He lays out his stall in the opening lines – “music … today is a massive global phenomenon, and so it’s hard for us to imagine a time when, in centuries gone by, people could go weeks without hearing any music at all. Even in the 19th century you might hear your favourite symphony four or five times in your whole lifetime…”
Weeks? Really? Without hearing music at all? I’m sorry, Mr Goodall, but that is utter nonsense. But also very telling nonsense. It reveals that to Mr Goodall, as with most classical musicians, only the music of the courts, the Art music played by professional musicians, written down by the musically educated, is worthy of mention or consideration. What about the bagpipers depicted regularly by Breugel? The church carvings of the 12th and 13th centuries portraying pipers, lutenists and fiddlers? Among the ordinary people depicted in Chaucer’s Canterbury Tales, which describes a group of people meeting in a tavern on their pilgrimage to the shrine of Becket at Canterbury, the knight, squire, prioress, friar, miller, cook’s apprentice, pardoner, sumner, carpenter’s wife, Nicholas the poor scholar and Absalom the parish clerk are all performing musicians. By stating that people of the time spent weeks without hearing music at all is he suggesting that the folk music, the dances, the work songs and drinking songs, story songs that accompanied everyday life for the ordinary peasants, is not worthy of consideration as music? That he goes on to mention “your favourite symphony” makes it clear, as it was only the upper middle classes and aristocracy that went to symphonic concerts in the 19th century.
Of course this could just be an innocent error, albeit repeated at the opening of each programme, but alas I cannot give him that credit, as I have been through the Classical mill and seen this snobbery at first hand many times.
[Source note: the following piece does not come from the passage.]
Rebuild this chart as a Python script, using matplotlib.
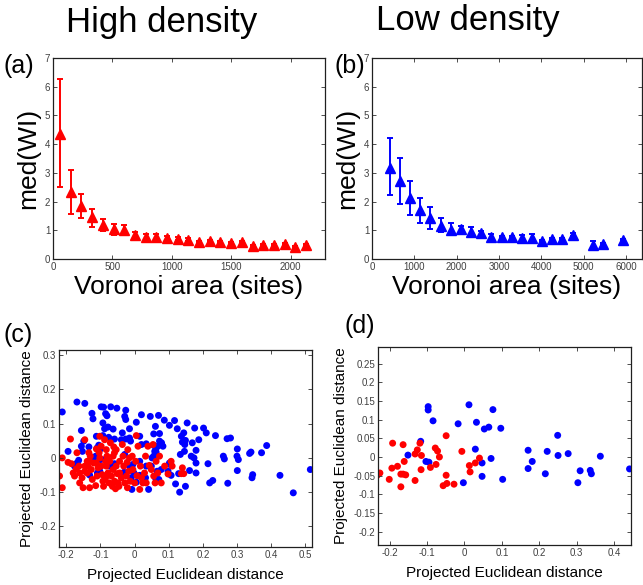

What this programme is, is the story of Western Classical composition presented as if that is the only story of music, as if Western Classical music is the only music, and the evolution of Western music is the evolution of music itself.
Whilst that may be forgivable, the opening title sequence pulls a common trick. By including images of Bob Dylan, Duke Ellington, a forty-thousand year old flute, cave paintings and ancient Greek ceramics he is implying that Western Classical music is the heir to the entire world’s musical history, and that journey will continue on into the future. He is also claiming Jazz, folk and world music as part of this journey, which it isn’t.
Certainly Western Classical music gave the world the concept of functional harmony, but in doing so it stole from music the wonderful colourings of expressive and natural tuning used to this day so richly in India and the Middle East. Certainly it created an accurate system for writing music down, thus enabling many instruments to play different notes together, but in doing so it regimented rhythm into neat little packets divisible by four, thus stripping it of all the subtleties of swung and complex rhythms found in Jazz and folk music around the world, which simply cannot be written down without great rhythmic compromises.
Goodall’s portrayal of the story of music is typical of the kind of 1970s Oxford graduate he is, steeped in conservatism, elitism, imperialism and the worst kind of blinkered classical snobbery, which is what makes his constant attempts to be popularist by playing Keane piano parts or using cheap synth sounds to play Bach so cynical and embarrassing.
Imperialist and patronising (“there’ll be no need for misleading jargon or fancy labels. Terms like Baroque, impressionism or nationalism are best put to one side.”) this was a missed opportunity by the BBC, and one that is at least forty years out of date.